Unfortunately, I. Charles also appears not to be everything that Mayor Eddie is: issue-oriented, operations-savvy, implementation-oriented, a hands-on and demanding chief executive who has a clear idea of where he wants to go, and understands how the machinery of municipal government and the economics of cities work. Matthews' answers to numerous questions were surprisingly vague. The jury is still out on Matthews, and I hope I'm wrong, because a hard fight between well-qualified candidates would be healthy for the city.

The mayor is also being challenged by Rep. Art Feltman, a well-regarded state legislator from Hartford's South End. Matthews is black, Feltman is white and Perez is Puerto Rican. You couldn't ask for a more representative field from Hartford, where the electorate is divided roughly into ethnic thirds.

Mayor Eddie has been competent and honest, has substantial achievements and deserves another term to finish his work. But if he doesn't get it, he has no one to blame but himself. Perhaps because he is driven to deliver for the city, he has also been bullheaded, a micromanager and dismissive of good counsel from thoughtful people who supported him. You have to admire his willingness to take political risks - Lord knows we need that. But the gratuitous thumb in the eye of allies, particularly state allies, has been bad for the city, and the list of alienated locals grows daily.

The latest example - the Pathways magnet school site - is particularly egregious and poorly timed. He has initiated construction of an inappropriate design on an iffy site, where there has been considerable resistance for good reason from neighbors, doubts from his design consultants and legal uncertainty whether the state would allow a school there.

These issues could have been resolved amicably. But the mayor has charged ahead, refusing to reconsider design or site, and alienating just about everybody in the process.
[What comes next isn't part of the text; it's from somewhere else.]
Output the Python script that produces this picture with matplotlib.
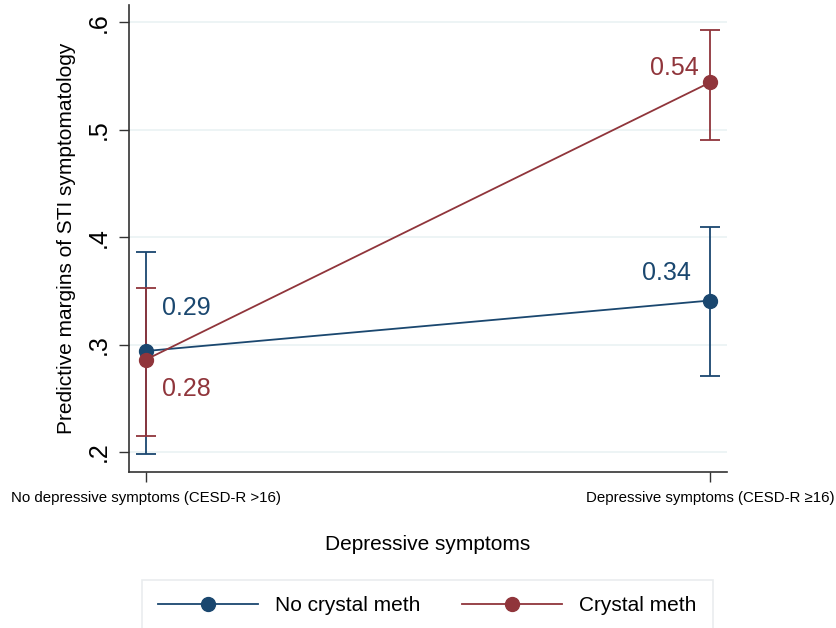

The mayor's latest pratfall was the gratuitous accusation that the governor has betrayed the Sheff vs. O'Neill school integration mandate in objecting to the school site. Gov. M. Jodi Rell brought in the attorney general, who declared Thursday that the school does not qualify as "economic development." Yet the mayor remains defiant.

The city needs the governor, as I. Charles was quick to point out, and the sentiment among his listeners the other night was disgust with the mayor. A particular interest of mine - the redesign of the I-84 Aetna Viaduct area and the mending of the urban fabric it has gashed - will require lots of support from the governor and from her Department of Transportation.
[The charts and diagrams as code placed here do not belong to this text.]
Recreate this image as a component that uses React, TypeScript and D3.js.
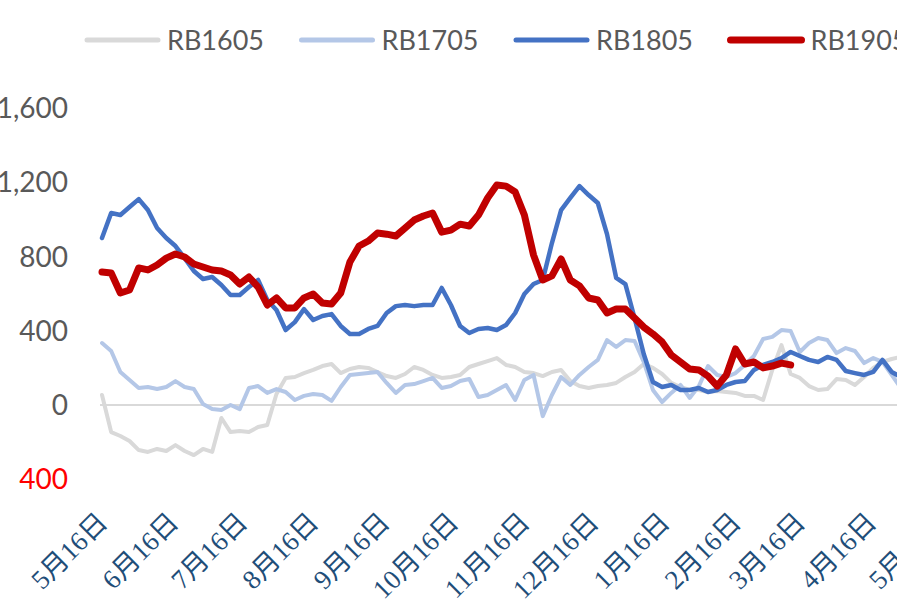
import React, { useEffect, useRef } from "react";
import * as d3 from "d3";

// spread of each contract, sampled every 4 days from 5月16日
const START = new Date(2017, 4, 16);
const STEP_DAYS = 4;

const seriesNames = ["RB1605", "RB1705", "RB1805", "RB1905"];

const RB1605 = [
  54, -146, -167, -194, -243, -253, -237, -248, -216, -248,
  -270, -237, -253, -70, -146, -140, -146, -119, -108, 59,
  146, 151, 172, 189, 210, 221, 172, 194, 205, 200,
  178, 156, 146, 167, 205, 189, 162, 146, 151, 162,
  205, 221, 237, 253, 216, 205, 178, 172, 156, 178,
  189, 129, 102, 92, 102, 108, 119, 151, 178, 221,
  200, 167, 119, 97, 81, 81, 70, 76, 70, 65,
  49, 49, 27, 189, 323, 167, 146, 102, 81, 86,
  140, 135, 108, 151, 200, 232, 248, 259,
];

const RB1705 = [
  334, 291, 178, 135, 92, 97, 86, 97, 129, 97,
  86, 5, -22, -27, 0, -22, 92, 102, 65, 86,
  70, 27, 49, 59, 54, 22, 97, 162, 167, 172,
  178, 119, 65, 108, 113, 129, 146, 92, 102, 129,
  140, 43, 54, 81, 108, 27, 135, 162, -60, 54,
  151, 108, 162, 205, 243, 350, 313, 350, 345, 232,
  81, 16, 65, 108, 38, 102, 210, 162, 151, 172,
  216, 264, 356, 367, 404, 399, 286, 334, 361, 350,
  280, 307, 291, 226, 253, 232, 162, 92,
];

const RB1805 = [
  900, 1035, 1024, 1067, 1110, 1051, 954, 900, 857, 792,
  722, 679, 690, 647, 593, 593, 636, 674, 566, 512,
  404, 447, 517, 458, 480, 490, 426, 383, 383, 410,
  426, 496, 533, 539, 533, 539, 539, 631, 539, 426,
  388, 410, 415, 404, 431, 496, 598, 652, 674, 873,
  1051, 1116, 1180, 1132, 1089, 921, 685, 652, 469, 275,
  124, 97, 108, 81, 81, 92, 70, 81, 108, 124,
  129, 189, 216, 232, 253, 286, 264, 243, 232, 259,
  243, 183, 172, 162, 178, 243, 178, 151,
];

const RB1905 = [
  717, 712, 604, 620, 739, 728, 755, 792, 814, 798,
  760, 744, 728, 722, 701, 652, 690, 636, 539, 577,
  523, 523, 577, 598, 550, 544, 604, 771, 857, 884,
  927, 921, 911, 954, 997, 1019, 1035, 932, 943, 975,
  965, 1024, 1116, 1186, 1180, 1148, 1024, 808, 674, 696,
  787, 674, 642, 577, 566, 496, 517, 517, 469, 420,
  383, 340, 270, 232, 194, 189, 156, 102, 162, 302,
  221, 232, 200, 210, 226, 216,
];

const tickLabels = [
  "5月16日", "6月16日", "7月16日", "8月16日", "9月16日", "10月16日",
  "11月16日", "12月16日", "1月16日", "2月16日", "3月16日", "4月16日", "5月16日",
];

const yTicks = [-400, 0, 400, 800, 1200, 1600];

const colors = ["#D9D9D9", "#B4C7E7", "#4472C4", "#C00000"];
const widths = [4, 4, 4.5, 7];

const W = 897;
const H = 607;

export default function App() {
  const ref = useRef<SVGSVGElement>(null);

  useEffect(() => {
    const svg = d3.select(ref.current);
    svg.selectAll("*").remove();

    const x = d3
      .scaleTime()
      .domain([START, new Date(2018, 3, 16)])
      .range([102, 871]);
    const y = d3.scaleLinear().domain([-400, 1600]).range([479.2, 108.2]);

    const dateAt = (i: number) => d3.timeDay.offset(START, i * STEP_DAYS);

    // zero line
    svg
      .append("line")
      .attr("x1", 100)
      .attr("x2", W + 20)
      .attr("y1", y(0))
      .attr("y2", y(0))
      .attr("stroke", "#D9D9D9")
      .attr("stroke-width", 2);

    // y labels (negatives in red, no sign)
    const fmt = d3.format(",");
    svg
      .selectAll("text.ylab")
      .data(yTicks)
      .enter()
      .append("text")
      .classed("ylab", true)
      .attr("x", 68)
      .attr("y", (d) => y(d))
      .attr("dy", "0.36em")
      .attr("text-anchor", "end")
      .attr("font-family", "Lato, 'Noto Sans', sans-serif")
      .attr("font-size", 28)
      .attr("fill", (d) => (d < 0 ? "#FF0000" : "#595959"))
      .text((d) => fmt(Math.abs(d)));

    // x labels
    const tickDates = tickLabels.map((_, i) => d3.timeMonth.offset(START, i));
    svg
      .selectAll("text.xlab")
      .data(tickDates)
      .enter()
      .append("text")
      .classed("xlab", true)
      .attr("transform", (d) => `translate(${x(d) + 7},524) rotate(-45)`)
      .attr("text-anchor", "end")
      .attr("font-family", "'Liberation Serif', 'Noto Sans CJK SC', serif")
      .attr("font-size", 27)
      .attr("fill", "#1F4E79")
      .text((_, i) => tickLabels[i]);

    // lines
    const line = d3
      .line<number>()
      .x((_, i) => x(dateAt(i)))
      .y((d) => y(d));

    [RB1605, RB1705, RB1805, RB1905].forEach((s, k) => {
      svg
        .append("path")
        .attr("d", line(s))
        .attr("fill", "none")
        .attr("stroke", colors[k])
        .attr("stroke-width", widths[k])
        .attr("stroke-linejoin", "round")
        .attr("stroke-linecap", "round");
    });

    // legend
    const leg = svg
      .selectAll("g.leg")
      .data(seriesNames)
      .enter()
      .append("g")
      .classed("leg", true)
      .attr("transform", (_, i) => `translate(${87 + i * 214.5},40)`);
    leg
      .append("line")
      .attr("x1", 0)
      .attr("x2", 71)
      .attr("stroke", (_, i) => colors[i])
      .attr("stroke-width", (_, i) => (i === 3 ? 7 : 5))
      .attr("stroke-linecap", "round");
    leg
      .append("text")
      .attr("x", 80)
      .attr("dy", "0.36em")
      .attr("font-family", "Lato, 'Noto Sans', sans-serif")
      .attr("font-size", 27)
      .attr("fill", "#595959")
      .text((d) => d);
  }, []);

  return (
    <div style={{ position: "absolute", left: 0, top: 0, width: W, height: H, overflow: "hidden" }}>
      <svg ref={ref} width={W} height={H} style={{ display: "block", background: "#fff" }} />
    </div>
  );
}
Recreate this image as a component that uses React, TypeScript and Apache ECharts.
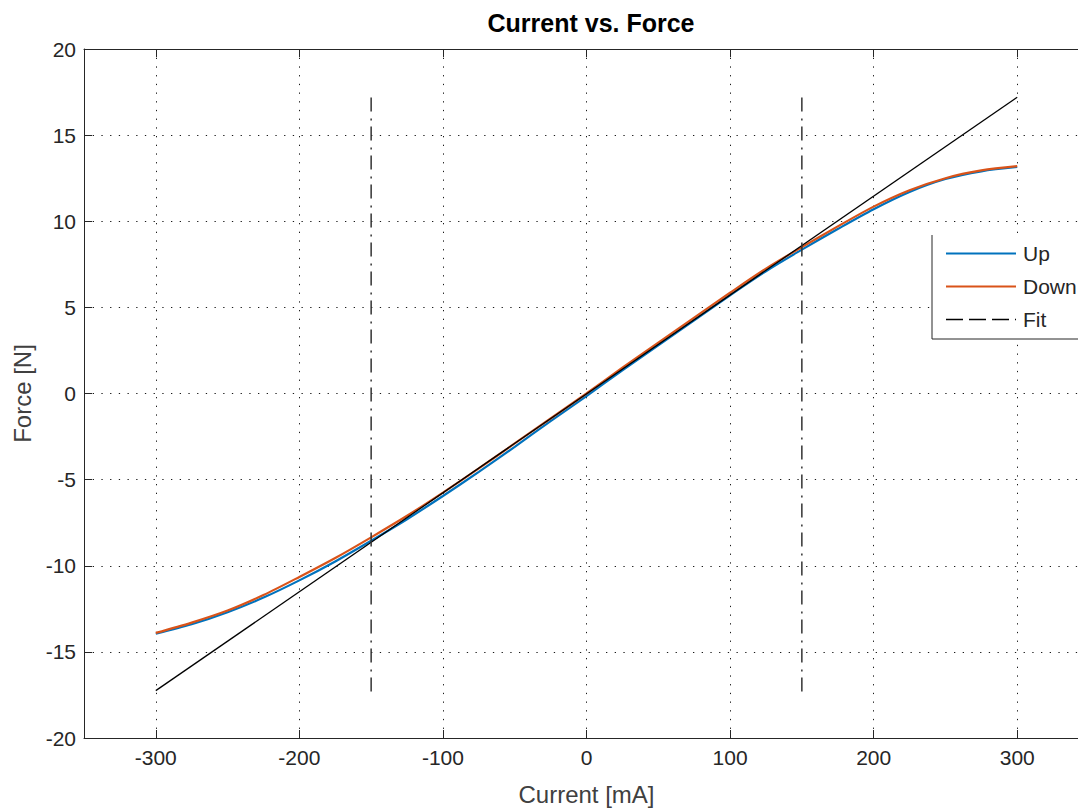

The mayor has told a strong neighborhood constituency for the viaduct project that he is willing to make the appeal to the governor. Now, one must ask, what will that appeal be worth?

This didn't need to happen. One can only hope for a change of heart and reconciliation on the school site, and a quick charm-school refresher course for the mayor. Don't hold your breath.

Toni A. Gold, who lives in Hartford, is an urban development specialist and senior associate of Project for Public Spaces.